まともな人が聞いたらあきれ返るだろう。独立国に対する理由なき戦争で数十万人のイラク人と2000人を超す自国兵士を犠牲にしたのだから「ごめんなさい」で済むことではない。アメリカによくあるBefore and after(使用前と使用後)の広告ではないが、アメリカのイラク侵略の前と後を比較すると立派な戦争理由があったことがわかる。
Before:イラクの原油の決済通貨は2000年11月以来ドルからユーロに切り替えられ、OPEC諸国もイラクに追従する国が多くなりつつあった。そのため原油生産に見合ったドル需要が減り、ドル安、ユーロ高の原因になっていた。有望な油田の権利はロシア、中国、フランスに与えられ、それぞれの国は開発工事に取り掛かろうとしていた。正にアメリカは世界最大のエネルギー宝庫中東から締め出されようとしていたのである。

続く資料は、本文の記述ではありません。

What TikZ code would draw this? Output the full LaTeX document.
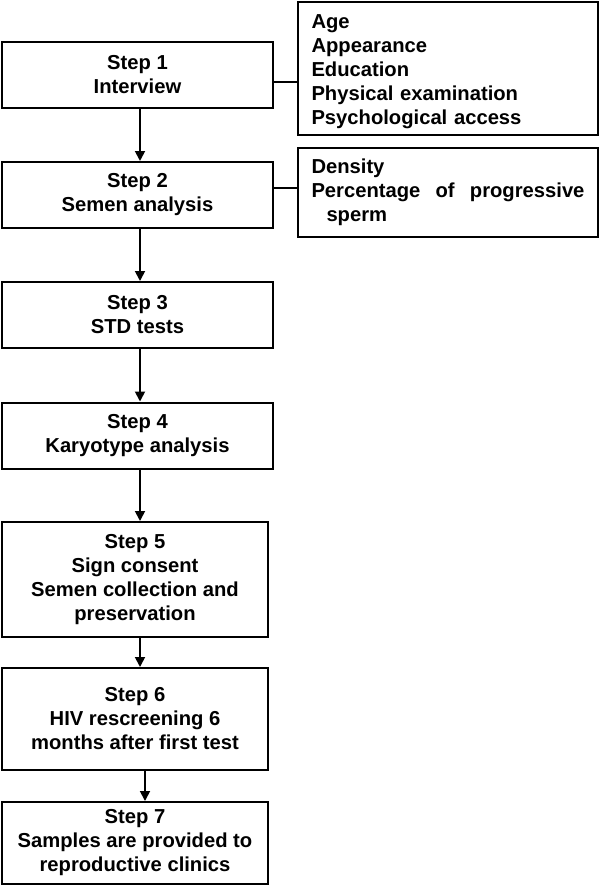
\documentclass[tikz,border=0pt]{standalone}
\usepackage{fontspec}
\setmainfont{Liberation Sans}
\usetikzlibrary{arrows.meta,calc}
\begin{document}
\begin{tikzpicture}[x=1pt,y=-1pt,
  every node/.style={font=\bfseries\fontsize{20.2}{24}\selectfont},
  stepbox/.style={draw,line width=2pt,minimum height=66pt,inner sep=0pt,align=center},
  sidebox/.style={draw,line width=2pt,text width=273pt,inner xsep=13.5pt,inner ysep=0pt,align=left,minimum width=300pt},
  arr/.style={line width=1.8pt,-{Triangle[width=10pt,length=10pt]}},
  link/.style={line width=1.8pt}]
\useasboundingbox[fill=white] (0,0) rectangle (600,886);
\node[stepbox,minimum width=271pt] (s1) at (137.5,75) {Step 1\\Interview};
\node[stepbox,minimum width=271pt] (s2) at (137.5,195) {Step 2\\Semen analysis};
\node[stepbox,minimum width=271pt] (s3) at (137.5,315) {Step 3\\STD tests};
\node[stepbox,minimum width=271pt] (s4) at (137.5,435.5) {Step 4\\Karyotype analysis};
\node[stepbox,minimum width=266pt,minimum height=115pt] (s5) at (135,579.5) {Step 5\\Sign consent\\Semen collection and\\preservation};
\node[stepbox,minimum width=266pt,minimum height=102pt] (s6) at (135,719) {Step 6\\HIV rescreening 6\\months after first test};
\node[stepbox,minimum width=266pt,minimum height=82pt] (s7) at (135,843) {Step 7\\Samples are provided to\\reproductive clinics};
\node[sidebox,minimum height=133pt] (r1) at (448,68.5) {\rule{0pt}{19.5pt}Age\\Appearance\\Education\\Physical examination\\Psychological access};
\node[sidebox,minimum height=89pt] (r2) at (448,192.5) {Density\\\makebox[273pt]{Percentage\hfill of\hfill progressive}\\\hspace*{15pt}sperm};
\draw[link] ([yshift=-7pt]s1.east) -- ([yshift=-7pt]s1.east -| r1.west);
\draw[link] ([yshift=7pt]s2.east) -- ([yshift=7pt]s2.east -| r2.west);
\draw[arr] ([xshift=2.5pt]s1.south) -- ([xshift=2.5pt]s1.south |- s2.north);
\draw[arr] ([xshift=2.5pt]s2.south) -- ([xshift=2.5pt]s2.south |- s3.north);
\draw[arr] ([xshift=2.5pt]s3.south) -- ([xshift=2.5pt]s3.south |- s4.north);
\draw[arr] ([xshift=2.5pt]s4.south) -- ([xshift=2.5pt]s4.south |- s5.north);
\draw[arr] ([xshift=5pt]s5.south) -- ([xshift=5pt]s5.south |- s6.north);
\draw[arr] ([xshift=10pt]s6.south) -- ([xshift=10pt]s6.south |- s7.north);
\end{tikzpicture}
\end{document}
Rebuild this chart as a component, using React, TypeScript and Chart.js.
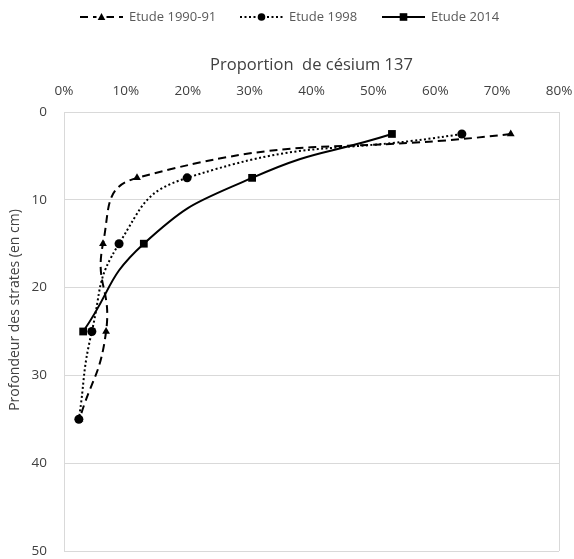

After: 2003年3月、米軍は一方的にイラク侵攻、3ヶ月でイラク全土を占領、15万人の軍隊と3000人に及ぶ大使館員を送り込みイラクの軍事と行政を掌握した。結果イラクの原油決済通貨はユーロからドルに戻り、中ソ仏の利権は葬られた。今アメリカはイラクを拠点に近隣アラブ諸国に民主化圧力をかけ、やがて中東を民主化の名のもとにドルの支配下に置くことになるだろう。
イラク戦争の前と後を見ればアメリカの戦争目的がテロとは些かの関わりもないことがわかる。ブッシュの「間違った情報」とは真の目的を隠すための口実であった。
「目的のためには手段を選ばない」のが政治の基本であり、目的とは常に犯罪であり、政治家の良し悪しは「犯罪を正当化する能力」に掛かっている。